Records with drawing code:
______
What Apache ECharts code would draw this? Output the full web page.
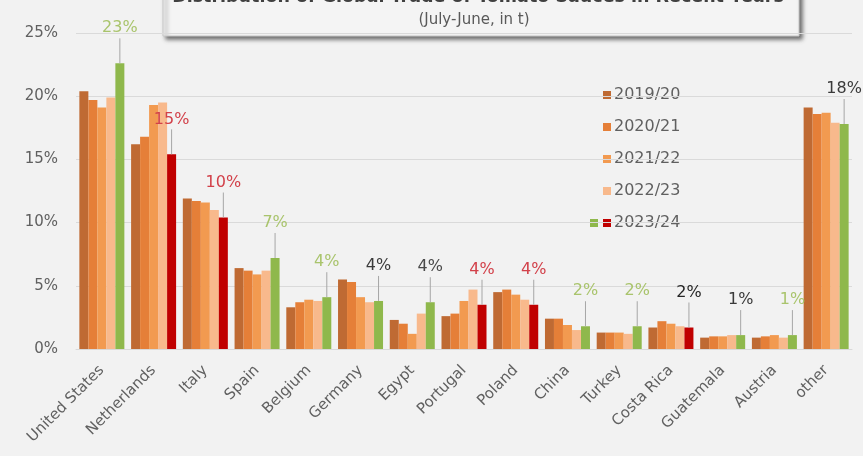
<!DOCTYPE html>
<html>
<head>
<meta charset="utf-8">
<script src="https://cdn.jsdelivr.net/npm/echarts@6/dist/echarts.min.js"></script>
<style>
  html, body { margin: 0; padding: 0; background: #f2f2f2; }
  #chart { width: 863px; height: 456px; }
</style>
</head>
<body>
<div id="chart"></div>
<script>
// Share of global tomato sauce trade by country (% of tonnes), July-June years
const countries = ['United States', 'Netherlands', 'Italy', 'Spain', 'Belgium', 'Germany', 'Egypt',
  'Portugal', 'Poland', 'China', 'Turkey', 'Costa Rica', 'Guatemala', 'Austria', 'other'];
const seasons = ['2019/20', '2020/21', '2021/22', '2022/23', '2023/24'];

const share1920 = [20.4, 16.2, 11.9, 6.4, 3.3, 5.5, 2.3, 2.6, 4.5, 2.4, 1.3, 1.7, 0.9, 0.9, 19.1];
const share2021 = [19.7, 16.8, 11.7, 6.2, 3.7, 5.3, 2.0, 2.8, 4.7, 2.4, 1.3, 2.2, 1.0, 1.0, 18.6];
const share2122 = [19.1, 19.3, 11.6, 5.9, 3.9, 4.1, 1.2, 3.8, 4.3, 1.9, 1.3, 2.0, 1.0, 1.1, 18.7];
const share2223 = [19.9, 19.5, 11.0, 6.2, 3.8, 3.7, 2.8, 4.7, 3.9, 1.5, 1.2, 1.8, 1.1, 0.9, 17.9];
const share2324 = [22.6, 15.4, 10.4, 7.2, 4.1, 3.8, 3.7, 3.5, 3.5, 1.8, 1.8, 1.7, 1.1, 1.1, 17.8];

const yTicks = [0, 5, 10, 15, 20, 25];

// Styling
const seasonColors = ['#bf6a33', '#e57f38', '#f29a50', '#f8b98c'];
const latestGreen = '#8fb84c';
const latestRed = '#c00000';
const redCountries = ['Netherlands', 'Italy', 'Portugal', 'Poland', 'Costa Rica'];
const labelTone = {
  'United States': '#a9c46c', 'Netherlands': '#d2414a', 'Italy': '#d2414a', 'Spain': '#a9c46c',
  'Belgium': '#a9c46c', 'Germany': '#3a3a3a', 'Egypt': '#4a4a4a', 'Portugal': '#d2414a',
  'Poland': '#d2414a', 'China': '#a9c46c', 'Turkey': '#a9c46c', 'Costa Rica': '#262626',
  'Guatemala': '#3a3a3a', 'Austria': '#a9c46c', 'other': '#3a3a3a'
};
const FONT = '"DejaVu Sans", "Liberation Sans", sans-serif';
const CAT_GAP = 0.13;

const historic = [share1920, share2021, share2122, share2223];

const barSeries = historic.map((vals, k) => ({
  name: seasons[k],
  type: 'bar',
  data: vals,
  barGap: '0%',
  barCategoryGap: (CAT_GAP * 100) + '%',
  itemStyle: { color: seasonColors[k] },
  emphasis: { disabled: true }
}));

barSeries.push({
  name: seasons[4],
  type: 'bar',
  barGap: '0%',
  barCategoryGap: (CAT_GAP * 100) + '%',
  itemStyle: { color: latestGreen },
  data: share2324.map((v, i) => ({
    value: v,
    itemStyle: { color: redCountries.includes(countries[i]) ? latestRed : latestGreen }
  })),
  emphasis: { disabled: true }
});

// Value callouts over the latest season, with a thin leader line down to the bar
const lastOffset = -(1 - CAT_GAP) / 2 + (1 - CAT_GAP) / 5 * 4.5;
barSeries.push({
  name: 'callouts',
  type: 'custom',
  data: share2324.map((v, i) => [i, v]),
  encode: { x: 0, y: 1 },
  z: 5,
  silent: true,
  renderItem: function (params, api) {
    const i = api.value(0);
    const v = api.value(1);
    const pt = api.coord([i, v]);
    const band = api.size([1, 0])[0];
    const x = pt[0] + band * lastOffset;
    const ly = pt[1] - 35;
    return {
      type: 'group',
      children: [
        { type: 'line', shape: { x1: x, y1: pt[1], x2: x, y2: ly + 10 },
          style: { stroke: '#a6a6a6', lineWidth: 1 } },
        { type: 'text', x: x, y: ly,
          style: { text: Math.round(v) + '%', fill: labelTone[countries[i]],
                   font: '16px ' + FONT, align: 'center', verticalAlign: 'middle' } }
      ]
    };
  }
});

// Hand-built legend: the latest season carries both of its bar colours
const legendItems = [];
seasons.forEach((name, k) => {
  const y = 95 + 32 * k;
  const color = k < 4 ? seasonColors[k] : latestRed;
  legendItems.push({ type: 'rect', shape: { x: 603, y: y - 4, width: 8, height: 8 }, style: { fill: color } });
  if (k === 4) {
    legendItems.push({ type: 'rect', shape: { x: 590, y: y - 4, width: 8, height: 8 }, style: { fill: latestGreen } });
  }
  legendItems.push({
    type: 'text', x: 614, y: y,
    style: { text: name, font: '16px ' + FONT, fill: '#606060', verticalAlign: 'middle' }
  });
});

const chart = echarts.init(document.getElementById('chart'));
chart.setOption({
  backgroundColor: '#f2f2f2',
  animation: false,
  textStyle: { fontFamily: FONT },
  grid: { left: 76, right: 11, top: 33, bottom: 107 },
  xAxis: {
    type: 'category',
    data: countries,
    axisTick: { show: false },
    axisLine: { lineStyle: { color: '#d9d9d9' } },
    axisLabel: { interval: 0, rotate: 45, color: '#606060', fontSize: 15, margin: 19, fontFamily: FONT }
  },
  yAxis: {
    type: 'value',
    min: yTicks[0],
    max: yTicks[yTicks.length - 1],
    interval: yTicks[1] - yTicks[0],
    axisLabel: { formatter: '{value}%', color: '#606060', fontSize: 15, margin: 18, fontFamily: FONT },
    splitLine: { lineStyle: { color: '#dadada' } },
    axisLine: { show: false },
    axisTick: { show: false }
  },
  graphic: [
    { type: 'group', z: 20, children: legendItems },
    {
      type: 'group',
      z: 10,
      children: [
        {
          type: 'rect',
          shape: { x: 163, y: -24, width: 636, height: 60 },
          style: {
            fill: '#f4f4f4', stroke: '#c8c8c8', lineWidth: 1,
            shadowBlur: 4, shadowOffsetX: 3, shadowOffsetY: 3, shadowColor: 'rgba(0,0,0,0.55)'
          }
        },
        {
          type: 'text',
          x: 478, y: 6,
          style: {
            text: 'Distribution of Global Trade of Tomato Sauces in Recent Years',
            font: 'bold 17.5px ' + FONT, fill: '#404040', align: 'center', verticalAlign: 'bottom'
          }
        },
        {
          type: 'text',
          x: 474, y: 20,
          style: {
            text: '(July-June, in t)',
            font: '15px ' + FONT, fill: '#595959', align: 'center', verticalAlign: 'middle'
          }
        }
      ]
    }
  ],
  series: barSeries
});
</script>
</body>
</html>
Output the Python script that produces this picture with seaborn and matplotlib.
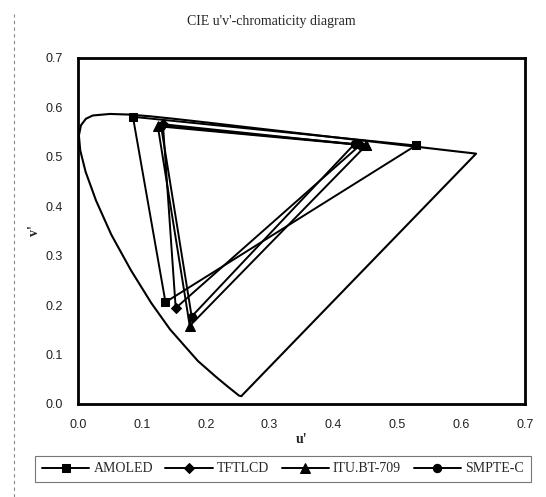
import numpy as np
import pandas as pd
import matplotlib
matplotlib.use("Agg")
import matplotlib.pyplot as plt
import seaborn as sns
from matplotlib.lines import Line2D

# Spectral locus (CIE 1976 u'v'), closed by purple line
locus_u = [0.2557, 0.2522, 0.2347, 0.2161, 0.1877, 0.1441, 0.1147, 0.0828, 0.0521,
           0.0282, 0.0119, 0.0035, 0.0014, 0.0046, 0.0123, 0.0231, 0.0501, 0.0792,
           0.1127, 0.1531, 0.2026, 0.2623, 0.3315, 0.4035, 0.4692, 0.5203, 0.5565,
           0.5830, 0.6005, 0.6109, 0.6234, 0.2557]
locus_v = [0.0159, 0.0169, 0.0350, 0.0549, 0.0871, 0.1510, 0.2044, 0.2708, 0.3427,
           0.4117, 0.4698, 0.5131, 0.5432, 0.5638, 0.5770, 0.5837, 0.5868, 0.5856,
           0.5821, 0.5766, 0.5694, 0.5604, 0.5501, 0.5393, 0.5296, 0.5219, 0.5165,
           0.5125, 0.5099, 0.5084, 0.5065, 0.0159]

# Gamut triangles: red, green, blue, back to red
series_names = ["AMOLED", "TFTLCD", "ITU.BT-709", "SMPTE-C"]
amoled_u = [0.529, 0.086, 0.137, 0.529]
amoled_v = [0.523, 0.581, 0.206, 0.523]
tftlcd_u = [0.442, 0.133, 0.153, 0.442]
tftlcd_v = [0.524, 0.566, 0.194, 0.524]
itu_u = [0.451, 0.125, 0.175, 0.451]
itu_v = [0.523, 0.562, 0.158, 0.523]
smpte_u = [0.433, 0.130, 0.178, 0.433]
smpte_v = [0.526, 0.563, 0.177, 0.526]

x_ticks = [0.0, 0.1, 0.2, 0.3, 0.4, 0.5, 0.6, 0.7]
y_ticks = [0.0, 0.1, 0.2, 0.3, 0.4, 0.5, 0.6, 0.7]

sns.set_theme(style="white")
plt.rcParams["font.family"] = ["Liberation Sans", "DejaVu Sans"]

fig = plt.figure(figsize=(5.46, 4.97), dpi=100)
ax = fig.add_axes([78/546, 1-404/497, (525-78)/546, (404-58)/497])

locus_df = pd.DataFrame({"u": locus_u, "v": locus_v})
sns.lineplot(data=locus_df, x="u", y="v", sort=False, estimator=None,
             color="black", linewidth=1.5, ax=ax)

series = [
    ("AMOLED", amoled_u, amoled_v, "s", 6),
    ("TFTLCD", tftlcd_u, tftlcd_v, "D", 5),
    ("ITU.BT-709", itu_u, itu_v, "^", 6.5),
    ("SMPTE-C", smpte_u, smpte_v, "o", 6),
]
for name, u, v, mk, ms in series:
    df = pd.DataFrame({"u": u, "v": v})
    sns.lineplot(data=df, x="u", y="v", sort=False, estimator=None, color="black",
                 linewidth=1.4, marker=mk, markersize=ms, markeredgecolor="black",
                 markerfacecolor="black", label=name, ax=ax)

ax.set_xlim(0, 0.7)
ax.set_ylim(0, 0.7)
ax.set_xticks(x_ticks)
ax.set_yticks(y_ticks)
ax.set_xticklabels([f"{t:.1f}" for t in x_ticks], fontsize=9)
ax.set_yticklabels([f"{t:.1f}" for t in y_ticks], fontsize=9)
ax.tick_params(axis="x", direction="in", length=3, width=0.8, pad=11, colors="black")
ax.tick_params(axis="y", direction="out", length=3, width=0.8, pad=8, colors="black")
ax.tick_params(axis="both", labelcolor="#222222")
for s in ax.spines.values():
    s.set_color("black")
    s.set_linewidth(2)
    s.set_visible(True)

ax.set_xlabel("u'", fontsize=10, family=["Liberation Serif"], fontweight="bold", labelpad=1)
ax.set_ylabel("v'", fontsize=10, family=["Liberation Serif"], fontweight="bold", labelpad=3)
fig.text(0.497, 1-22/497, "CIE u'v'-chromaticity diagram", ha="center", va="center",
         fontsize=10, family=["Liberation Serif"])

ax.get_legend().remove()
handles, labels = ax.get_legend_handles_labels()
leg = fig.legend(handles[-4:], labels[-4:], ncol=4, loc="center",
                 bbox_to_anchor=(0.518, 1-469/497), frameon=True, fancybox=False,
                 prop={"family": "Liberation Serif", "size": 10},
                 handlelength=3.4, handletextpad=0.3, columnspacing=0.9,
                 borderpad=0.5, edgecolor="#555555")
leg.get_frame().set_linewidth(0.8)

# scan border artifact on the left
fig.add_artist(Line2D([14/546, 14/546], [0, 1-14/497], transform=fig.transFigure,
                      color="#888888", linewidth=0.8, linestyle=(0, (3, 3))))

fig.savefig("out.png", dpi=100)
______
Above are some records; extract exactly the lines from the one containing "Output the Python" through the one containing "from matplotlib.lines import Line2D" and drop the pictures.

Output the Python script that produces this picture with seaborn and matplotlib.
import numpy as np
import pandas as pd
import matplotlib
matplotlib.use("Agg")
import matplotlib.pyplot as plt
import seaborn as sns
from matplotlib.lines import Line2D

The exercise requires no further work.